Time: 2pm-3pm, Monday, June 6, 2011

Place: CS Department Conference Room 225, Science Building, Queens College, CUNY

Speaker: Asad Sayeed (University of Maryland)

TITLE: A distributional and syntactic approach to fine-grained opinion
mining

ABSTRACT: We consider the problem of finding {source, target, opinion}
triples in the IT business press as part of a larger social science
research program of analyzing the diffusion of IT innovations. In this
context, we can discern a list of innovations as targets from the domain
itself. We can then use this list as an anchor for finding the other
two members of the triple at a "fine-grained" level---paragraph contexts
or less.

We first demonstrate a vector space model for finding opinionated
contexts in which the innovation targets are mentioned. We can find
paragraph-level contexts by searching for an
"expresses-an-opinion-about" relation between sources and targets using
a supervised model with an SVM that uses features derived from a
general-purpose subjectivity lexicon and a corpus indexing tool. We show
that our algorithm correctly filters the domain relevant subset of
subjectivity terms so that they are more highly valued.

We then turn to identifying the opinion. Typically, opinions in opinion
mining are taken to be positive or negative. We discuss a crowd sourcing
technique developed to create the seed data describing human perception
of opinion bearing language needed for our supervised learning
algorithm. Our user interface successfully limited the meta-subjectivity
inherent in the task ("What is an opinion?") while reliably retrieving
relevant opinionated words using labour not expert in the domain.

Finally, we developed a new data structure and modeling technique for
connecting targets with the correct within-sentence opinionated
language. Syntactic relatedness tries (SRTs) contain all paths from a
dependency graph of a sentence that connect a target expression to a
candidate opinionated word.

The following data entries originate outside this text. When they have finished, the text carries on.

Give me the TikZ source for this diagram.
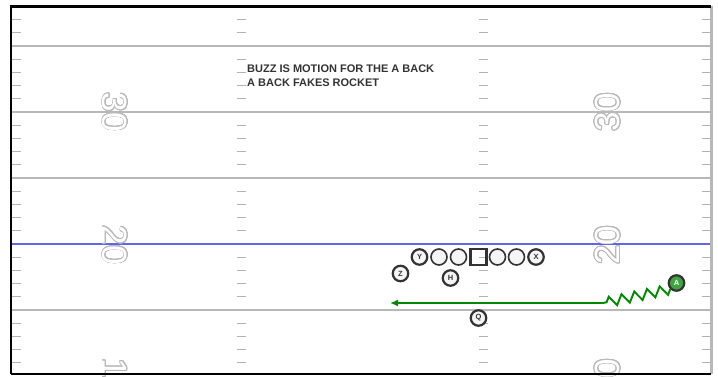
\documentclass[tikz,border=0pt]{standalone}
\usepackage{fontspec}
\setmainfont{Liberation Sans}
\usepackage{contour}
\usetikzlibrary{arrows.meta,decorations.pathmorphing}
\contourlength{0.8pt}
\contournumber{24}
\definecolor{ydline}{HTML}{B8B8B8}
\definecolor{losblue}{HTML}{6464E8}
\definecolor{routegreen}{HTML}{008A00}
\definecolor{ballgreen}{HTML}{3FA43F}
\tikzset{
  yardln/.style={line width=2.8pt, draw=ydline},
  hashln/.style={line width=1pt, draw=gray!60},
  border/.style={line width=2.5pt, draw=black},
  losln/.style={line width=1.8pt, draw=losblue},
  yardnum/.style={inner sep=0pt, text=white, font=\fontsize{35}{35}\selectfont},
  plyr/.style={circle, draw=black!80, line width=2.2pt, fill=gray!8, minimum size=15.5pt, inner sep=0pt, text=black!80, font=\bfseries\fontsize{7.5}{7.5}\selectfont},
  lman/.style={circle, draw=black!80, line width=1.6pt, fill=gray!8, minimum size=16pt, inner sep=0pt},
  cntr/.style={rectangle, draw=black!80, line width=2.2pt, minimum size=16pt, inner sep=0pt},
  carrier/.style={plyr, fill=ballgreen, text=white},
  route/.style={line width=1.9pt, draw=routegreen},
  note/.style={inner sep=0pt, align=left, text=black!80, font=\bfseries\fontsize{11}{14}\selectfont}
}
\begin{document}
\begin{tikzpicture}[x=1pt,y=-1pt]
\useasboundingbox (0,0) rectangle (718,376);
% yard lines
\foreach \yy in {46,112,178,310} {
  \draw[yardln] (11,\yy) -- (711,\yy);
}
\draw[losln] (11,244) -- (711,244);
% hash marks
\foreach \j in {-3,...,24} {
  \pgfmathtruncatemacro\r{mod(\j+15,5)}
  \ifnum\r>0
    \foreach \hx in {12,237,479,702} {
      \draw[hashln] (\hx,{46+13.2*\j}) -- ++(8.5,0);
    }
  \fi
}
% yard numbers
\node[yardnum, rotate=-90] (n30l) at (114.5,112) {\contour{gray!55}{30}};
\node[yardnum, rotate=-90] (n20l) at (114.5,245) {\contour{gray!55}{20}};
\node[yardnum, rotate=-90] (n10l) at (114.5,378) {\contour{gray!55}{10}};
\node[yardnum, rotate=90] (n30r) at (608,112) {\contour{gray!55}{30}};
\node[yardnum, rotate=90] (n20r) at (608,245) {\contour{gray!55}{20}};
\node[yardnum, rotate=90] (n10r) at (608,378) {\contour{gray!55}{10}};
% frame
\draw[line width=3pt, draw=ydline] (711.5,6) -- (711.5,374);
\draw[border] (11,374) -- (11,6.5) -- (711,6.5);
\draw[border] (11,374) -- (711,374);
% call
\node[note, anchor=west] (call) at (247,76) {BUZZ IS MOTION FOR THE A BACK\\A BACK FAKES ROCKET};
% formation
\node[plyr] (Y) at (419.5,257) {Y};
\node[lman] (lg1) at (439,257) {};
\node[lman] (lg2) at (458.5,257) {};
\node[cntr] (C) at (478.5,257) {};
\node[lman] (rg1) at (497.5,257) {};
\node[lman] (rg2) at (516.5,257) {};
\node[plyr] (X) at (536,257) {X};
\node[plyr] (Z) at (400.5,273.5) {Z};
\node[plyr] (H) at (450.5,278) {H};
\node[plyr] (Q) at (478.5,318) {Q};
\node[carrier] (A) at (676.5,283) {A};
% route
\coordinate (zz) at (603,303);
\coordinate (tip) at (390,303);
\draw[route, -{Latex[length=8pt,width=7pt]}] (A.south west)
  decorate[decoration={zigzag,segment length=13pt,amplitude=5pt}] {-- (zz)} -- (tip);
\end{tikzpicture}
\end{document}
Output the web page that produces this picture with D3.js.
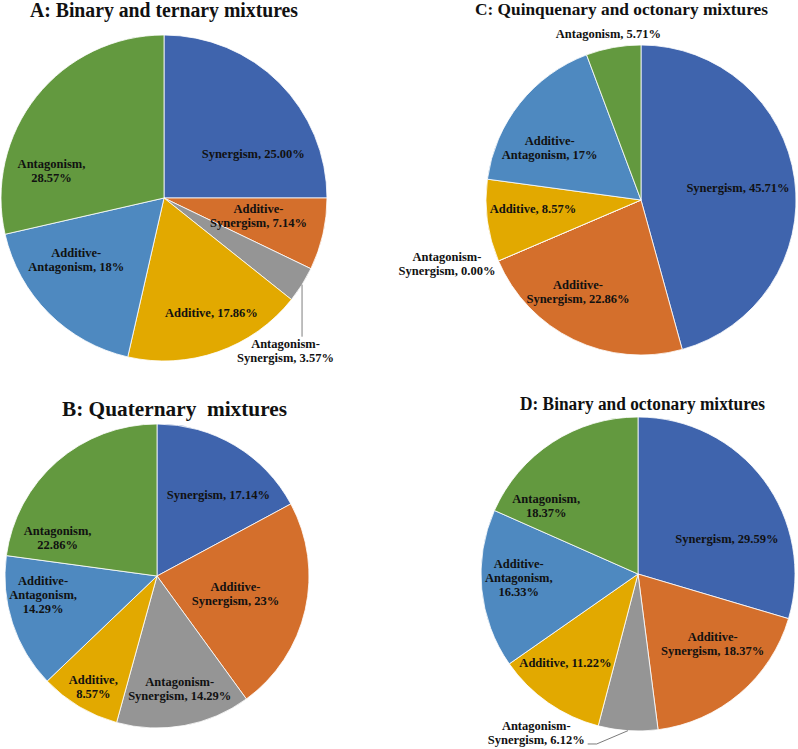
<!DOCTYPE html>
<html>
<head>
<meta charset="utf-8">
<script src="https://cdn.jsdelivr.net/npm/d3@7/dist/d3.min.js"></script>
<style>
  html, body { margin: 0; padding: 0; background: #ffffff; }
  svg { display: block; }
</style>
</head>
<body>
<div id="chart"></div>
<script>
// ---------- DATA ----------
const categories = ["Synergism", "Additive-Synergism", "Antagonism-Synergism", "Additive", "Additive-Antagonism", "Antagonism"];

const valuesA = [25.00, 7.14, 3.57, 17.86, 17.86, 28.57];
const valuesB = [17.14, 22.86, 14.29, 8.57, 14.29, 22.86];
const valuesC = [45.71, 22.86, 0.00, 8.57, 17.14, 5.71];
const valuesD = [29.59, 18.37, 6.12, 11.22, 16.33, 18.37];

const pctTextA = ["25.00%", "7.14%", "3.57%", "17.86%", "18%", "28.57%"];
const pctTextB = ["17.14%", "23%", "14.29%", "8.57%", "14.29%", "22.86%"];
const pctTextC = ["45.71%", "22.86%", "0.00%", "8.57%", "17%", "5.71%"];
const pctTextD = ["29.59%", "18.37%", "6.12%", "11.22%", "16.33%", "18.37%"];

const titles = ["A: Binary and ternary mixtures", "B: Quaternary  mixtures",
                "C: Quinquenary and octonary mixtures", "D: Binary and octonary mixtures"];

// ---------- STYLE / LAYOUT ----------
const colors = ["#3F64AD", "#D46F2C", "#959595", "#E2A900", "#4E89C0", "#63993F"];
const color = d3.scaleOrdinal().domain(categories).range(colors);

const W = 798, H = 749;
const labelFont = "'Liberation Serif', 'Times New Roman', serif";
const labelSize = 12.5, lineGap = 14;

// label placement: t = fraction along slice angle, rf = fraction of radius;
// out = offset from outer arc point at mid-angle (outside labels)
const panels = [
  { values: valuesA, pct: pctTextA, title: titles[0], cx: 164, cy: 198, r: 163,
    tx: 30, ty: 17, ts: 20, tw: 268,
    labels: [
      { t: 0.71, rf: 0.61, br: "none" },
      { t: 0.42, rf: 0.59, br: "hyphen" },
      { out: [-16.5, 66], br: "hyphen", leader: "vertical" },
      { t: 0.45, rf: 0.76, br: "none" },
      { t: 0.65, rf: 0.66, br: "hyphen" },
      { t: 0.256, rf: 0.71, br: "comma" }
    ] },
  { values: valuesB, pct: pctTextB, title: titles[1], cx: 157, cy: 576, r: 152,
    tx: 62, ty: 416, ts: 21.5, tw: 225,
    labels: [
      { t: 0.6, rf: 0.67, br: "none" },
      { t: 0.5, rf: 0.53, br: "hyphen" },
      { t: 0.48, rf: 0.76, br: "hyphen" },
      { t: 0.47, rf: 0.84, br: "comma" },
      { t: 0.665, rf: 0.76, br: "both" },
      { t: 0.16, rf: 0.70, br: "comma" }
    ] },
  { values: valuesC, pct: pctTextC, title: titles[2], cx: 641, cy: 200, r: 155,
    tx: 475, ty: 15, ts: 17.5, tw: 293,
    labels: [
      { t: 0.505, rf: 0.63, br: "none" },
      { t: 0.605, rf: 0.72, br: "hyphen" },
      { out: [-51.5, 3], br: "hyphen" },
      { t: 0.59, rf: 0.70, br: "none" },
      { t: 0.36, rf: 0.68, br: "hyphen" },
      { out: [-5, -13.5], br: "none" }
    ] },
  { values: valuesD, pct: pctTextD, title: titles[3], cx: 638, cy: 574, r: 157,
    tx: 520, ty: 410, ts: 18.5, tw: 245,
    labels: [
      { t: 0.64, rf: 0.61, br: "none" },
      { t: 0.40, rf: 0.65, br: "hyphen" },
      { out: [-91.7, 2.3], br: "hyphen", leader: "side" },
      { t: 0.61, rf: 0.73, br: "none" },
      { t: 0.56, rf: 0.76, br: "both" },
      { t: 0.195, rf: 0.73, br: "comma" }
    ] }
];

function labelLines(cat, pct, br) {
  if (br === "none") return [cat + ", " + pct];
  if (br === "comma") return [cat + ",", pct];
  const parts = cat.split("-");
  if (br === "hyphen") {
    if (parts.length === 1) return [cat + ", " + pct];
    return [parts[0] + "-", parts[1] + ", " + pct];
  }
  return [parts[0] + "-", parts[1] + ",", pct];
}

const svg = d3.select("#chart").append("svg")
  .attr("width", W).attr("height", H)
  .attr("viewBox", `0 0 ${W} ${H}`);
svg.append("rect").attr("width", W).attr("height", H).attr("fill", "#ffffff");

const pie = d3.pie().sort(null).value(d => d.value).startAngle(0).endAngle(2 * Math.PI);

panels.forEach(p => {
  const data = categories.map((c, i) => ({ cat: c, value: p.values[i], pct: p.pct[i], lab: p.labels[i] }));
  const arcs = pie(data);
  const arc = d3.arc().innerRadius(0).outerRadius(p.r);
  const g = svg.append("g").attr("transform", `translate(${p.cx},${p.cy})`);

  g.selectAll("path.slice").data(arcs).enter().append("path")
    .attr("class", "slice")
    .attr("d", arc)
    .attr("fill", d => color(d.data.cat))
    .attr("stroke", "#ffffff")
    .attr("stroke-width", 0.8);

  // title
  svg.append("text")
    .attr("x", p.tx).attr("y", p.ty)
    .attr("font-family", labelFont).attr("font-weight", "bold")
    .attr("font-size", p.ts).attr("fill", "#111")
    .style("white-space", "pre")
    .attr("textLength", p.tw).attr("lengthAdjust", "spacingAndGlyphs")
    .text(p.title);

  arcs.forEach(a => {
    const L = a.data.lab;
    const lines = labelLines(a.data.cat, a.data.pct, L.br);
    let lx, ly;
    const mid = (a.startAngle + a.endAngle) / 2;
    const ox = p.r * Math.sin(mid), oy = -p.r * Math.cos(mid);
    if (L.out) {
      lx = ox + L.out[0]; ly = oy + L.out[1];
    } else {
      const ang = a.startAngle + L.t * (a.endAngle - a.startAngle);
      lx = L.rf * p.r * Math.sin(ang); ly = -L.rf * p.r * Math.cos(ang);
    }
    const top = ly - (lines.length - 1) * lineGap / 2;
    const txt = g.append("text")
      .attr("font-family", labelFont).attr("font-weight", "bold")
      .attr("font-size", labelSize).attr("fill", "#111")
      .attr("text-anchor", "middle");
    const spans = lines.map((s, i) => txt.append("tspan")
      .attr("x", lx).attr("y", top + i * lineGap).attr("dy", "0.33em").text(s));

    if (L.leader === "vertical") {
      g.append("line")
        .attr("x1", ox).attr("y1", oy)
        .attr("x2", ox).attr("y2", top - 7)
        .attr("stroke", "#7f7f7f").attr("stroke-width", 1);
    } else if (L.leader === "side") {
      const last = spans[spans.length - 1];
      const w = last.node().getComputedTextLength();
      const sx = lx + w / 2 + 3, sy = top + (lines.length - 1) * lineGap + 4;
      g.append("polyline")
        .attr("points", `${sx},${sy} ${sx + 9},${sy} ${ox},${oy}`)
        .attr("fill", "none").attr("stroke", "#595959").attr("stroke-width", 0.8);
    }
  });
});
</script>
</body>
</html>
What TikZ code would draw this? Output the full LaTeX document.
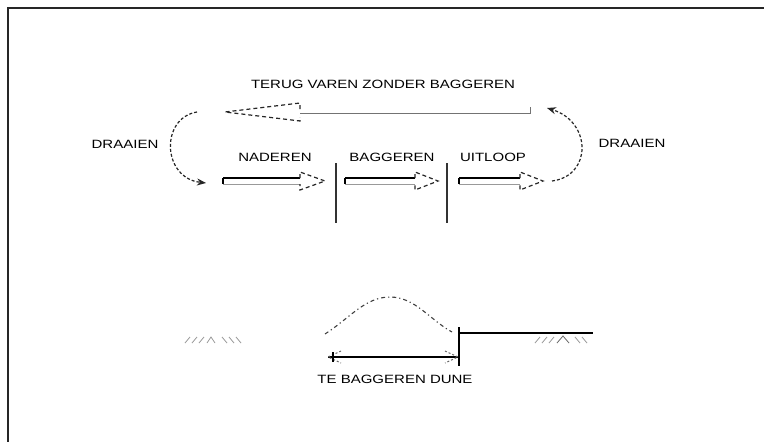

We use factor graphs to model how far a
path through the SRT must be followed in order to connect the right
targets to the right words.

BIO: Asad Sayeed is finishing his PhD in computer science at the
University of Maryland, College Park. He has worked on problems spanning
a wide range of sub-fields in computational linguistics and information
extraction including sentiment analysis and named-entity detection.